Tak heran jika kemudian muncul residivis koruptor. Pun, tak sedikit koruptor yang baru bebas dari penjara dalam suatu kasus, langsung ditangkap lagi sebagai tersangka kasus lainnya. Contohnya Nurhadi, bekas Sekretaris MA, yang Ahad (29/6/2025) dini hari lalu bebas dari Lembaga Pemasyarakatan Sukamiskin, Bandung, Jawa Barat, dalam kasus gratifikasi,

Yang langsung ditangkap KPK lagi sebagai tersangka Tindak Pidana Pencucian Uang (TPPU) dalam kasus pengurusan perkara atau mafia peradilan di lingkungan MA. Mengapa MA seolah berpihak kepada koruptor? Salah satunya karena MA sendiri tidak bersih. Di sini jenis mencari jenis.

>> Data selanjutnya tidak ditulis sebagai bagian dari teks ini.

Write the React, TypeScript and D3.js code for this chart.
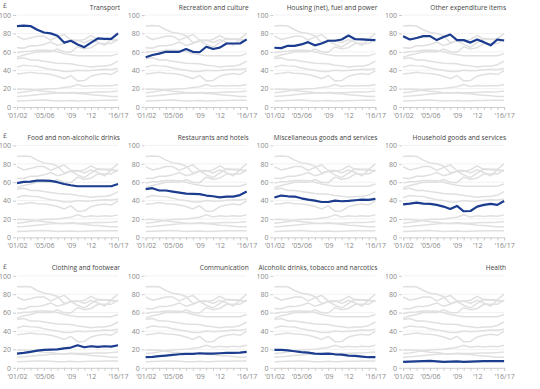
import React, { useEffect, useRef } from "react";
import { select, scaleLinear, axisLeft, axisBottom, line, range } from "d3";

// weekly household spend, £ (2001/02 to 2016/17)
const years = [
  "2001/02", "2002/03", "2003/04", "2004/05", "2005/06", "2006", "2007", "2008",
  "2009", "2010", "2011", "2012", "2013", "2014", "2015/16", "2016/17",
];
const tickIndex = [0, 4, 8, 11, 15];
const tickText = ["'01/02", "'05/06", "'09", "'12", "'16/17"];
const yTicks = [0, 20, 40, 60, 80, 100];

const categories = [
  "Transport",
  "Recreation and culture",
  "Housing (net), fuel and power",
  "Other expenditure items",
  "Food and non-alcoholic drinks",
  "Restaurants and hotels",
  "Miscellaneous goods and services",
  "Household goods and services",
  "Clothing and footwear",
  "Communication",
  "Alcoholic drinks, tobacco and narcotics",
  "Health",
];

const transport = [88, 88.5, 88, 84, 81, 80, 77.5, 70, 72, 68, 65, 70, 74.5, 74, 74, 80];
const recreation = [54, 56.5, 58, 60, 60, 60, 63, 60, 59.5, 65.5, 63, 64.5, 69, 69, 69, 73.5];
const housing = [64.4, 64, 66.5, 66.5, 68, 70.5, 67, 69, 72, 72, 73.4, 77.7, 73.7, 73.4, 73, 72.7];
const other = [77, 73.4, 75, 77, 77, 72.7, 76, 78.8, 72.7, 72.7, 70, 73.4, 70.5, 67, 73.4, 72.3];
const food = [59, 60.4, 60.7, 61.8, 61.8, 61.5, 60, 58, 56.7, 55.6, 55.6, 55.6, 55.6, 55.6, 55.6, 58];
const restaurants = [52.4, 53.5, 51, 51, 49.8, 48.7, 47.6, 47.3, 47, 45.5, 44.7, 43.6, 44.4, 44.4, 46, 49.8];
const misc = [43.3, 45.5, 44.7, 44.4, 42.5, 41, 40, 38.5, 38.5, 40, 39.3, 39.6, 40.4, 41, 40.7, 41.8];
const household = [36, 36.7, 37.8, 36.7, 36.4, 35.3, 33.5, 30.9, 34.2, 28.4, 28.7, 33.5, 35.3, 36.4, 35.3, 39.6];
const clothing = [15.5, 16.2, 17.3, 18.7, 19.4, 19.8, 20.1, 21.2, 22, 24.5, 22.3, 23.4, 22.7, 23.4, 23, 24.5];
const communication = [11.5, 11.9, 12.6, 13.3, 14, 14.7, 15.1, 15.1, 15.8, 15.5, 15.5, 15.8, 16.2, 16.2, 16.5, 17.3];
const alcohol = [19.4, 19.4, 19, 18, 17, 16.5, 15.5, 15.1, 15.5, 14.7, 14.4, 13.3, 12.9, 12.2, 11.5, 11.5];
const health = [6.5, 6.8, 7, 7.3, 7.5, 7, 6.5, 6.7, 7, 6.5, 6.8, 7, 7.2, 7.3, 7.3, 7.3];

const series = [
  transport, recreation, housing, other,
  food, restaurants, misc, household,
  clothing, communication, alcohol, health,
];

const App = () => {
  const svgRef = useRef(null);

  useEffect(() => {
    const W = 540;
    const H = 389;
    const svg = select(svgRef.current);
    svg.selectAll("*").remove();
    svg.attr("width", W).attr("height", H);

    const font = "'Open Sans', sans-serif";
    const panelW = 101;
    const panelH = 92;

    categories.forEach((name, i) => {
      const col = i % 4;
      const row = Math.floor(i / 4);
      const left = 17 + col * 128.7;
      const top = 15 + row * 130.4;

      const x = scaleLinear().domain([0, years.length - 1]).range([left, left + panelW]);
      const y = scaleLinear().domain([0, 100]).range([top + panelH, top]);

      const g = svg.append("g");

      // faint gridlines
      g.selectAll("line.grid")
        .data(yTicks.slice(1))
        .enter()
        .append("line")
        .attr("x1", left)
        .attr("x2", left + panelW)
        .attr("y1", (d) => y(d))
        .attr("y2", (d) => y(d))
        .attr("stroke", "#f2f2f2")
        .attr("stroke-width", 1);

      // y axis
      const ya = g.append("g")
        .attr("transform", `translate(${left - 1},0)`)
        .call(axisLeft(y).tickValues(yTicks).tickSize(3).tickPadding(2));
      ya.select(".domain").remove();
      ya.selectAll("line").attr("stroke", "#ccc");
      ya.selectAll("text").attr("fill", "#888").style("font-size", "7px").style("font-family", font);

      // x axis
      const xa = g.append("g")
        .attr("transform", `translate(0,${top + panelH})`)
        .call(
          axisBottom(x)
            .tickValues(range(years.length))
            .tickSize(3)
            .tickPadding(3)
            .tickFormat((d) => {
              const k = tickIndex.indexOf(d);
              return k >= 0 ? tickText[k] : "";
            })
        );
      xa.select(".domain").attr("stroke", "#ccc");
      xa.selectAll("line").attr("stroke", "#ccc");
      xa.selectAll("text").attr("fill", "#888").style("font-size", "7px").style("font-family", font);

      const lineGen = line()
        .x((d, k) => x(k))
        .y((d) => y(d));

      // every series in grey
      series.forEach((s) => {
        g.append("path")
          .datum(s)
          .attr("fill", "none")
          .attr("stroke", "#e0e0e0")
          .attr("stroke-width", 1.5)
          .attr("d", lineGen);
      });

      // the highlighted one
      g.append("path")
        .datum(series[i])
        .attr("fill", "none")
        .attr("stroke", "#1c3d8f")
        .attr("stroke-width", 2.2)
        .attr("stroke-linejoin", "round")
        .attr("d", lineGen);

      g.append("text")
        .attr("x", left + panelW + 2)
        .attr("y", top - 5.5)
        .attr("text-anchor", "end")
        .attr("fill", "#444")
        .style("font-size", "6.6px")
        .style("font-family", font)
        .text(name);

      if (col === 0) {
        g.append("text")
          .attr("x", 3)
          .attr("y", top - 7)
          .attr("fill", "#666")
          .style("font-size", "7px")
          .style("font-family", font)
          .text("£");
      }
    });
  }, []);

  return (
    <svg ref={svgRef} style={{ position: "absolute", left: 0, top: 0, background: "#fff" }}></svg>
  );
};

export default App;
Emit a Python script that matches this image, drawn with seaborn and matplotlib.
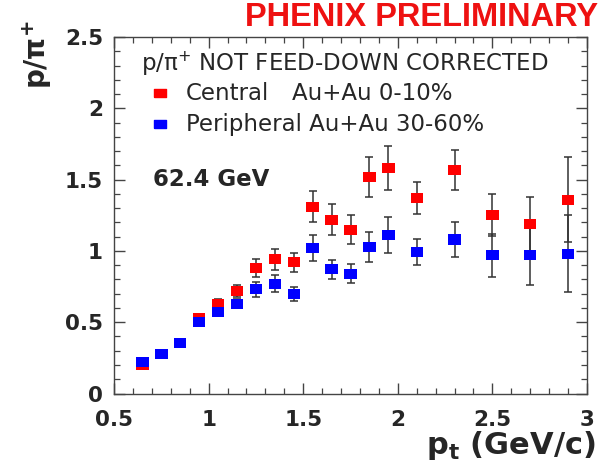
import numpy as np
import pandas as pd
import matplotlib
matplotlib.use("Agg")
import matplotlib.pyplot as plt
import seaborn as sns
from matplotlib.ticker import MultipleLocator

pt = [0.65, 0.75, 0.85, 0.95, 1.05, 1.15, 1.25, 1.35, 1.45, 1.55,
      1.65, 1.75, 1.85, 1.95, 2.1, 2.3, 2.5, 2.7, 2.9]
central = [0.20, 0.28, 0.355, 0.53, 0.63, 0.72, 0.88, 0.94, 0.92, 1.31,
           1.22, 1.15, 1.52, 1.58, 1.37, 1.57, 1.25, 1.19, 1.36]
central_err = [0.015, 0.015, 0.015, 0.02, 0.03, 0.04, 0.06, 0.075, 0.065, 0.11,
               0.11, 0.10, 0.14, 0.155, 0.11, 0.14, 0.147, 0.19, 0.30]
peripheral = [0.22, 0.28, 0.355, 0.50, 0.57, 0.63, 0.73, 0.77, 0.70, 1.02,
              0.87, 0.84, 1.03, 1.11, 0.99, 1.08, 0.97, 0.97, 0.98]
peripheral_err = [0.01, 0.01, 0.01, 0.02, 0.03, 0.03, 0.05, 0.06, 0.05, 0.09,
                  0.065, 0.065, 0.105, 0.125, 0.09, 0.12, 0.15, 0.21, 0.27]

series_names = ["Central", "Peripheral"]
colors = {"Central": "#ff0000", "Peripheral": "#0000ff"}
xtick_vals = [0.5, 1, 1.5, 2, 2.5, 3]
xtick_labels = ["0.5", "1", "1.5", "2", "2.5", "3"]
ytick_vals = [0, 0.5, 1, 1.5, 2, 2.5]
ytick_labels = ["0", "0.5", "1", "1.5", "2", "2.5"]

df = pd.concat([
    pd.DataFrame({"pt": pt, "ratio": central, "err": central_err, "set": "Central"}),
    pd.DataFrame({"pt": pt, "ratio": peripheral, "err": peripheral_err, "set": "Peripheral"}),
])

sns.set_theme(style="ticks")
plt.rcParams["font.family"] = ["DejaVu Sans"]
plt.rcParams["mathtext.fontset"] = "dejavusans"

W, H = 610, 476
fig = plt.figure(figsize=(W / 100, H / 100), dpi=100)
ax = fig.add_axes([114 / W, 1 - 393.5 / H, (587 - 114) / W, (393.5 - 37) / H])

# wide rectangular marker (reference squares look slightly stretched)
rect = [(-0.62, -0.5), (0.62, -0.5), (0.62, 0.5), (-0.62, 0.5), (-0.62, -0.5)]

for name in series_names:
    sub = df[df["set"] == name]
    ax.errorbar(sub["pt"], sub["ratio"], yerr=sub["err"], fmt="none",
                ecolor="#333333", elinewidth=1.1, capsize=3, capthick=1.1, zorder=2)

sns.scatterplot(data=df, x="pt", y="ratio", hue="set", palette=colors,
                marker=rect, s=80, linewidth=0, legend=False, ax=ax, zorder=3)

ax.set_xlim(0.5, 3.0)
ax.set_ylim(0, 2.5)
ax.set_xticks(xtick_vals)
ax.set_xticklabels(xtick_labels)
ax.set_yticks(ytick_vals)
ax.set_yticklabels(ytick_labels)
ax.xaxis.set_minor_locator(MultipleLocator(0.1))
ax.yaxis.set_minor_locator(MultipleLocator(0.1))
ax.tick_params(which="both", direction="in", top=True, right=True, color="#444444")
ax.tick_params(which="major", length=8, width=1, labelsize=15.5)
ax.tick_params(axis="x", which="major", pad=12)
ax.tick_params(axis="y", which="major", pad=8)
ax.tick_params(which="minor", length=4, width=0.9)
for lab in ax.get_xticklabels() + ax.get_yticklabels():
    lab.set_fontweight("bold")
for sp in ax.spines.values():
    sp.set_color("#444444")
    sp.set_linewidth(1)
ax.set_xlabel("")
ax.set_ylabel("")

def fx(x):
    return x / W

def fy(y):
    return 1 - y / H

fig.text(fx(598), fy(17), "PHENIX PRELIMINARY", color="#ee1111", fontsize=23.5,
         fontweight="bold", family=["Liberation Sans", "DejaVu Sans"],
         ha="right", va="center")
fig.text(fx(596), fy(445), r"p$_{\mathbf{t}}$ (GeV/c)", fontsize=22,
         fontweight="bold", ha="right", va="center")
fig.text(fx(37), fy(55), r"p/π$^{\mathbf{+}}$", fontsize=20, fontweight="bold",
         rotation=90, ha="center", va="center")

fig.text(fx(141), fy(64), r"p/π$^{+}$ NOT FEED-DOWN CORRECTED", fontsize=16.5,
         ha="left", va="center")
fig.text(fx(186), fy(93), "Central", fontsize=16.5, ha="left", va="center")
fig.text(fx(292), fy(93), "Au+Au 0-10%", fontsize=16.5, ha="left", va="center")
fig.text(fx(186), fy(124), "Peripheral Au+Au 30-60%", fontsize=16.5,
         ha="left", va="center")
for name, yy in zip(series_names, [93, 124]):
    fig.add_artist(plt.Line2D([fx(160)], [fy(yy)], marker=rect, markersize=8,
                              color=colors[name], linestyle="none",
                              transform=fig.transFigure))

fig.text(fx(153), fy(180), "62.4 GeV", fontsize=16.5, fontweight="bold",
         ha="left", va="center")

fig.savefig("out.png", dpi=100)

Sebut saja dua hakim agung MA yang terlibat korupsi, yakni Sudrajad Dimyati dan Gazalba Saleh. Selain Nurhadi, bekas Sekretaris MA lainnya juga terlibat korupsi, yakni Hasbi Hasan. Alhasil, jenis mencari jenis. Koruptor berpihak pada koruptor. Keadilan pun dimakamkan.